Wednesday 12 October 2011

I prefer to use my infinite imagination cause I ain't got no damn money


Watching: Unforgettable, a show in which character A tells character B what character B used to do for a living, or what character B was doing last week, or how character B feels about stuff. There is a lot of exposition in this, but then it is a first episode so I suppose it might just be a matter of getting this out of the way now rather than how the writers intend to conduct themselves in future. The main character has a photographic memory and this allows her to rewatch events as if they were a music video, with lots of slow motion, meaningful close-ups and warbling soundtrack, and apparantly it's based on a series of books called "The Rememberer", which I fear takes it all a step too far towards being something the Simpsons would do as a satire on bad television rather than an objectively good idea for a series being made in a year beginning with a 2. I've seen worse, I guess, but this is no recommendation at all as I actively seek out terrible television.

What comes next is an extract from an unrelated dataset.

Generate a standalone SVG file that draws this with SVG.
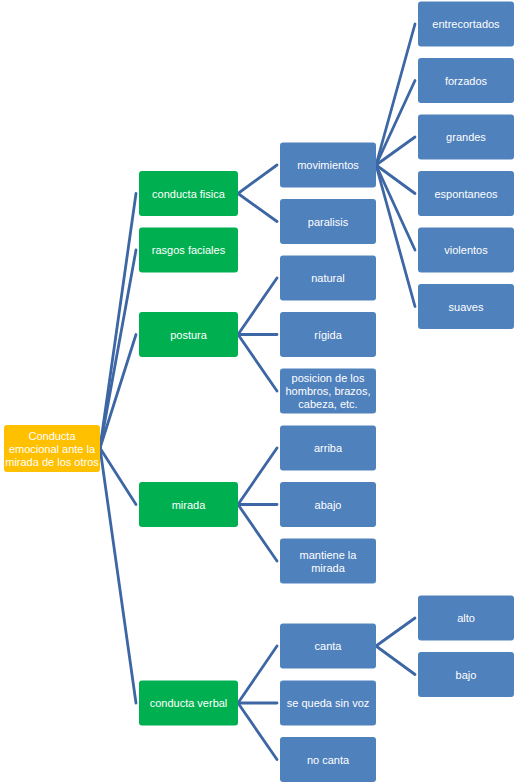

Raising Hope, which is what the production team - sans Jason Lee - made after My Name Is Earl finished. It's not as good as My Name Is Earl, but then it's not as terrible as Memphis Beat, either, which is what Jason Lee made after MNIE. Memphis Beat is a dreadful cop show, made all the worse for Lee massacring Elvis songs and the cast acting like he is not doing so because acting, that's why. Shoulda got someone in to dub that shit in post, but for some reason they did not and it's toe-curling. Raising Hope is alright, I guess, but a little unfocused, being at its best when it's a sprawling ensemble piece about a poverty-line community rather than when it's a pratfall-heavy sitcom about a dullard young man trying to be a single dad. It passes the time.
Speaking of bad cover versions, though, I have been watching my way through the CSIs from the first season onwards and gradually taking in the spin-offs as they turn up, CSI begetting CSI Miami and CSI Miami begatting CSI New York, and on the surface each is a logical progression from the originating series by giving the audience more of the same kind of thing but with a different cast and setting, justifying making a separate series rather than the commissioning networks just doubling the number of episodes they order from the production company, and yet there is a problem...
You see, I started watching CSI in all its forms only with the the last two tv seasons for reasons I can't recall but which likely center on my belief that if I'm going to continue slagging off the shows and their audience I should be armed with enough knowledge to at least make me an informed elitist, and while each spin-off has a distinct identity on the starting blocks - particularly CSI New York's monolithic and foreboding skyscrapers shot with blue filters and scored with a soundtrack that makes it seem like you're looking at the desolate wastelands of Mordor - eventually they all ran together to become an indistinguishable neon blur, with the current season of CSI New York serving up a slice of bad tv that even I balked at swallowing, with the New York punk scene represented by a long haired twentysomething blond doing an appalling cover of Blitzkrieg Bop whilst showing her punk credentials by citing the Ramones as being the first "real" punk band. I have four words to say to this kind of thing, CSI New York, and that's "fuck off" twice.
There's this bit where the cast were doing investigations in a tattoo parlor and the shots were not only framed around a woman's very large breasts, but the set designers had obviously asked that on the wall be mounted a 'chopper' - a motorbike with customised parts beloved of the biking communities who are often the lifeblood of tattoo parlors - and the people who made the set mounted a chopper bicycle, as beloved of 8 year old girls. Now, I'm not saying this was shoddy research, I'm just saying that if there is a subculture of tattooed 8 year old girls who stab people at Rolling Stones concerts, there's probably a better story to be told there than one involving a tv writer's view of 'punk' that clearly extends no further than the music, clothes and hair of Avril Lavigne. Man, but it is bad television, topped off with 911 references and a lighters in the air final scene that had me in fits. I don't know what to make of it - on the one hand it's appalling to the point it's funny, but on the other you get the impression if you told those involved that this was why you enjoyed it, they'd take the huff or give you a slap in the beak.